**Exercise aim:**
Would you copy the records below, exactly and only from their first line through the line containing "var y_ticks = [200, 100, 0, -100, -200, -300, -400];", without any pictures?

>> BEGIN Data section

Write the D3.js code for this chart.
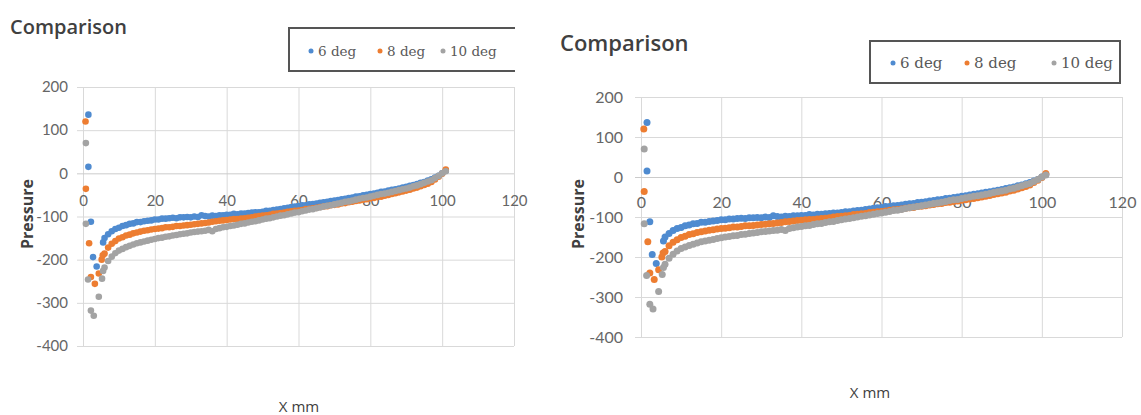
<!DOCTYPE html>
<html>
<head>
<meta charset="utf-8">
<script src="https://cdn.jsdelivr.net/npm/d3@7"></script>
<style>
body{margin:0;background:#fff;}
svg{display:block;}
</style>
</head>
<body>
<svg id="chart" width="1141" height="415"></svg>
<script>
var series_names = ["6 deg", "8 deg", "10 deg"];
var series_colors = ["#4f8bd0", "#ed7d31", "#a3a3a3"];
var x_ticks = [0, 20, 40, 60, 80, 100, 120];
var y_ticks = [200, 100, 0, -100, -200, -300, -400];

// x positions (mm) of the main band, shared by the three series
var x_main = [6,7,8,9,10,11,12,13,14,15,16,17,18,19,20,21,22,23,24,25,
	26,27,28,29,30,31,32,33,34,35,36,37,38,39,40,41,42,43,44,45,
	46,47,48,49,50,51,52,53,54,55,56,57,58,59,60,61,62,63,64,65,
	66,67,68,69,70,71,72,73,74,75,76,77,78,79,80,81,82,83,84,85,
	86,87,88,89,90,91,92,93,94,95,96,97,98,99,100,101];

var deg6 = [-150,-141,-134,-129,-126,-122,-120,-117,-116,-113,
	-113,-111,-110,-109,-107,-107,-105,-105,-104,-103,
	-104,-102,-102,-101,-102,-100,-101,-97,-99,-100,
	-98,-99,-97,-97,-96,-96,-94,-95,-93,-93,
	-92,-91,-90,-90,-89,-87,-87,-85,-84,-83,
	-81,-80,-78,-77,-76,-74,-74,-72,-71,-70,
	-68,-67,-66,-64,-63,-62,-60,-59,-57,-56,
	-54,-53,-51,-50,-48,-47,-45,-43,-42,-40,
	-38,-37,-35,-33,-31,-29,-27,-25,-22,-20,
	-17,-14,-10,-6,0,6];

var deg8 = [-186,-172,-163,-157,-151,-148,-144,-142,-139,-137,
	-135,-133,-132,-130,-129,-128,-127,-125,-125,-124,
	-122,-122,-121,-120,-119,-118,-117,-116,-115,-114,
	-112,-111,-110,-109,-108,-107,-106,-106,-105,-104,
	-103,-102,-100,-99,-98,-97,-96,-94,-93,-92,
	-91,-89,-88,-87,-86,-85,-83,-82,-81,-80,
	-78,-77,-76,-74,-73,-72,-70,-69,-67,-66,
	-64,-63,-61,-60,-58,-57,-55,-54,-52,-50,
	-48,-46,-44,-42,-40,-38,-35,-33,-30,-27,
	-24,-20,-14,-8,-1,9];

var deg10 = [-218,-203,-193,-185,-179,-175,-171,-168,-165,-162,
	-160,-158,-156,-154,-152,-150,-149,-147,-146,-144,
	-143,-141,-140,-139,-137,-136,-135,-134,-133,-131,
	-134,-129,-127,-125,-124,-122,-121,-119,-117,-116,
	-114,-112,-111,-109,-107,-105,-104,-102,-100,-98,
	-97,-95,-93,-91,-90,-88,-86,-84,-83,-81,
	-79,-77,-75,-74,-72,-70,-68,-66,-65,-63,
	-61,-59,-57,-56,-54,-52,-50,-48,-47,-45,
	-43,-41,-39,-37,-35,-33,-30,-28,-25,-22,
	-19,-16,-11,-6,0,5];

// scattered points before the band starts, [x mm, pressure]
var deg6_head = [[1.5,136],[1.5,15],[2.2,-112],[2.8,-194],[3.8,-216],[5.6,-160]];
var deg8_head = [[0.7,120],[0.8,-36],[1.7,-162],[2.2,-240],[3.3,-256],[4.4,-232],[5.2,-200],[5.5,-190]];
var deg10_head = [[0.8,70],[0.8,-117],[1.4,-246],[2.2,-318],[3.0,-330],[4.4,-286],[5.3,-244],[5.6,-226]];

var series_values = [deg6, deg8, deg10];
var series_heads = [deg6_head, deg8_head, deg10_head];

var svg = d3.select("#chart");

draw_chart(svg, {
	left: 83, right: 514, top: 87, bottom: 346,
	tick_font: 15, tick_pad: 15, xlab_dy: 27,
	title: {x: 10, y: 27, size: 20},
	ytitle: {x: 27, y: 214, size: 16},
	xtitle: {x: 299, y: 407, size: 15},
	legend: {box: [289, 28, 515, 71], open: true, y: 51, size: 13.5,
		marks: [311, 380, 443]},
	r: 3.3
});

draw_chart(svg, {
	left: 641, right: 1122, top: 97, bottom: 337,
	tick_font: 16, tick_pad: 18, xlab_dy: 25,
	title: {x: 560, y: 43, size: 22},
	ytitle: {x: 578, y: 214, size: 16},
	xtitle: {x: 870, y: 393, size: 15},
	legend: {box: [870, 41, 1120, 83], open: false, y: 63, size: 15,
		marks: [893, 967, 1054]},
	r: 3.5
});

function draw_chart(svg, opt){
	var x = d3.scaleLinear().domain([0, 120]).range([opt.left, opt.right]);
	var y = d3.scaleLinear().domain([-400, 200]).range([opt.bottom, opt.top]);
	var g = svg.append("g");
	var plain = function(d){ return String(d); };

	// vertical gridlines
	g.append("g")
		.attr("transform", "translate(0," + opt.bottom + ")")
		.call(d3.axisBottom(x).tickValues(x_ticks).tickSize(-(opt.bottom - opt.top)).tickFormat(""))
		.call(function(a){
			a.select(".domain").remove();
			a.selectAll("line").attr("stroke", "#d9d9d9");
		});

	// horizontal gridlines + y labels
	g.append("g")
		.attr("transform", "translate(" + opt.left + ",0)")
		.call(d3.axisLeft(y).tickValues(y_ticks).tickFormat(plain)
			.tickSize(-(opt.right - opt.left)).tickPadding(opt.tick_pad))
		.call(function(a){
			a.select(".domain").remove();
			a.selectAll("line").attr("x1", -6)
				.attr("stroke", function(d){ return d === 0 ? "#cbcbcb" : "#d9d9d9"; });
			a.selectAll("text")
				.attr("font-family", "Lato, 'Open Sans', sans-serif")
				.attr("font-size", opt.tick_font)
				.attr("fill", "#666");
		});

	// x labels sit under the zero line
	g.append("g")
		.attr("transform", "translate(0," + y(0) + ")")
		.call(d3.axisBottom(x).tickValues(x_ticks).tickFormat(plain).tickSize(0))
		.call(function(a){
			a.select(".domain").remove();
			a.selectAll("text")
				.attr("y", opt.xlab_dy)
				.attr("dy", "0.35em")
				.attr("font-family", "Lato, 'Open Sans', sans-serif")
				.attr("font-size", opt.tick_font)
				.attr("fill", "#666");
		});

	series_values.forEach(function(vals, i){
		var pts = series_heads[i].concat(d3.zip(x_main, vals));
		g.append("g").selectAll("circle")
			.data(pts)
			.enter().append("circle")
			.attr("cx", function(d){ return x(d[0]); })
			.attr("cy", function(d){ return y(d[1]); })
			.attr("r", opt.r)
			.attr("fill", series_colors[i]);
	});

	g.append("text")
		.attr("x", opt.title.x).attr("y", opt.title.y)
		.attr("dy", "0.35em")
		.attr("font-family", "'Open Sans', sans-serif")
		.attr("font-weight", 600)
		.attr("font-size", opt.title.size)
		.attr("fill", "#404040")
		.text("Comparison");

	g.append("text")
		.attr("transform", "translate(" + opt.ytitle.x + "," + opt.ytitle.y + ") rotate(-90)")
		.attr("text-anchor", "middle")
		.attr("dy", "0.35em")
		.attr("font-family", "'Open Sans', sans-serif")
		.attr("font-weight", 700)
		.attr("font-size", opt.ytitle.size)
		.attr("fill", "#404040")
		.text("Pressure");

	g.append("text")
		.attr("x", opt.xtitle.x).attr("y", opt.xtitle.y)
		.attr("text-anchor", "middle")
		.attr("dy", "0.35em")
		.attr("font-family", "'Open Sans', sans-serif")
		.attr("font-size", opt.xtitle.size)
		.attr("fill", "#404040")
		.text("X mm");

	var b = opt.legend.box;
	if(opt.legend.open){
		g.append("path")
			.attr("d", "M" + b[2] + "," + b[1] + "H" + b[0] + "V" + b[3] + "H" + b[2])
			.attr("fill", "none").attr("stroke", "#555").attr("stroke-width", 2);
	}
	else {
		g.append("rect")
			.attr("x", b[0]).attr("y", b[1])
			.attr("width", b[2] - b[0]).attr("height", b[3] - b[1])
			.attr("fill", "#fff").attr("stroke", "#555").attr("stroke-width", 2);
	}
	var items = g.append("g").selectAll("g")
		.data(series_names)
		.enter().append("g")
		.attr("transform", function(d, i){ return "translate(" + opt.legend.marks[i] + "," + opt.legend.y + ")"; });
	items.append("circle")
		.attr("r", 2.5)
		.attr("fill", function(d, i){ return series_colors[i]; });
	items.append("text")
		.attr("x", 7)
		.attr("dy", "0.35em")
		.attr("font-family", "'DejaVu Serif', serif")
		.attr("font-size", opt.legend.size)
		.attr("fill", "#595959")
		.text(function(d){ return d; });
}
</script>
</body>
</html>
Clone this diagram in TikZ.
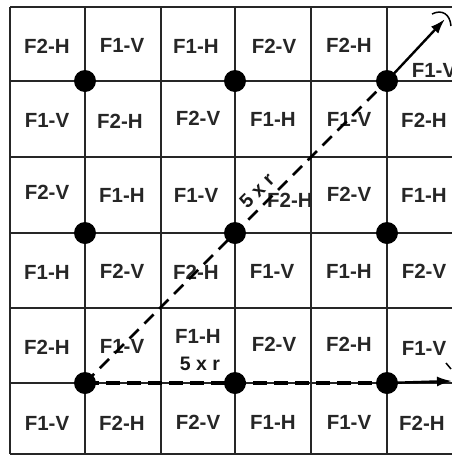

>> END Data section

**Solution to the problem:**
Write the D3.js code for this chart.
<!DOCTYPE html>
<html>
<head>
<meta charset="utf-8">
<script src="https://cdn.jsdelivr.net/npm/d3@7"></script>
<style>
body{margin:0;background:#fff;}
svg{display:block;}
</style>
</head>
<body>
<svg id="chart" width="1141" height="415"></svg>
<script>
var series_names = ["6 deg", "8 deg", "10 deg"];
var series_colors = ["#4f8bd0", "#ed7d31", "#a3a3a3"];
var x_ticks = [0, 20, 40, 60, 80, 100, 120];
var y_ticks = [200, 100, 0, -100, -200, -300, -400];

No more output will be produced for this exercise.